Berus, Indians focused on the moment
For his entire coaching career, Plainview's Chris Berus has lived by one code.
It has no established guidelines and you won't find a textbook that explains the steps. It's all-consuming mission is improvement, in every phase of the game.
It has carried the Indians through a turbulent start to this season, when the squad clutched to a 2-2 record at the end of September. It kicked into overdrive afterwards, spurring Plainview to a 6-0 finish to the year that saw the Indians become one of the dominant teams in southern Oklahoma.
But now, it takes a backseat to the urgency of today, when the Indians take part in the first round of the 3A playoffs by hosting Newcastle (4-6).
"It's a one-game season now," Berus said. "The only way to advance is to survive."
From the outside looking in, the game appears to lean heavily towards Plainview (8-2, 6-1 District 3A-4). But a careful look at Newcastle's season reveals a squad that lost five of its six games to top 10 teams in the state and will certainly have no fear of the Indians.
"They aren't going to be intimidated coming in here," Berus said. "They're going to throw some things at us we haven't seen this year."
Berus complimented several other aspects of the Newcastle squad, calling them "hard-nosed" and "filled with team speed."
Still, Plainview should be well-equipped to handle any challenge that comes its way. The team has been clicking on all cylinders as of late and put together another dominant performance in last Friday's regular season finale at Lone Grove, racing past the Longhorns 42-0 in a game that wasn't as close as the score indicated.
And while the urgency of the situation dictates that The Process is not Berus' top priority, it is still something that time and experience has not let him completely abandon.
"We still have a lot of young guys, and because of that, you still want to have the mentality that you're better when you step off the field than you are when you got on it," Berus said. "We're not the very best we can be yet."
Lone Grove, Madill face two different tasks
While the Indians do their thing tonight, two fellow members of District 3A-4 will have their own playoff challenges, though the nature of each varies wildly.
Lone Grove (5-5, 4-3) must rally back from its crushing defeat against Plainview to face the top-ranked team in 3A, unbeaten Kingfisher (10-0).
"It's just a deal where we really want to give the best effort we've given all year," Longhorns head coach Kenny Ridley said. "We're definitely the underdog, we after watching film, we feel like our district schedule has gotten us ready to face a team the caliber of Kingfisher."
There's plenty of evidence to give credence to Ridley's train of thought; 3A-4 features another undefeated team in Madill, who Lone Grove played to the wire earlier this season in a 17-6 loss, not to mention that 8-2 Indians squad.
"As a team, we really feel like we saw more team speed in Plainview than what we see in Kingfisher," Ridley said. "We won't be scared to play this team."

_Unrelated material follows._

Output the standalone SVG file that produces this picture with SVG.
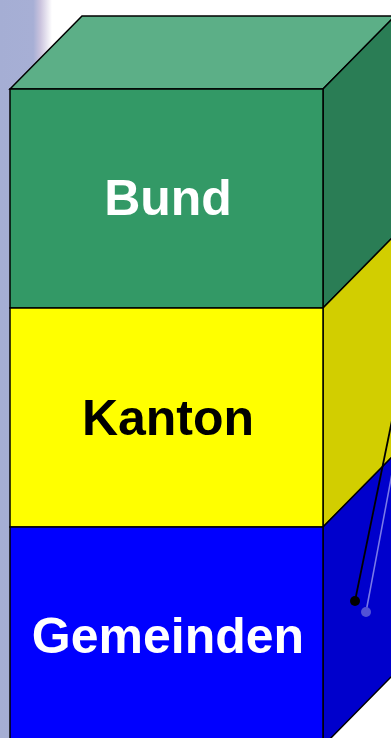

Meanwhile, the Wildcats (10-0, 7-0) have to avoid a letdown against Star Spencer (5-5, 3-3).
"There will be several No. 1 seeds going down for that reason," Madill coach Milton Cooper said. "Star Spencer is a very talented team that won a state title three years ago."
Cooper praised Star Spencer's defense above everything else on the squad.
"Defensively, there's so much athleticism on that team that they won't let you get away with making a mistake," Cooper said. "They run really well."
To counter that, the Wildcats will turn to star quarterback Paten Bond, who has electrified crowds with both his legs and arms as the focal point of the Madill offense this season.
"We all know when he's healthy and on the field we've got a chance with anybody we play," Cooper said. "Our offense is built around him and we do what we do because of his abilities."
In the end, Cooper knows that he will simply have to rely on the players who have brought the team to this point.
"The thing I love and respect about this group is how hard they've worked and practiced this year," Cooper said. "They really believe in what they're doing.
"I do trust that and trust our guys."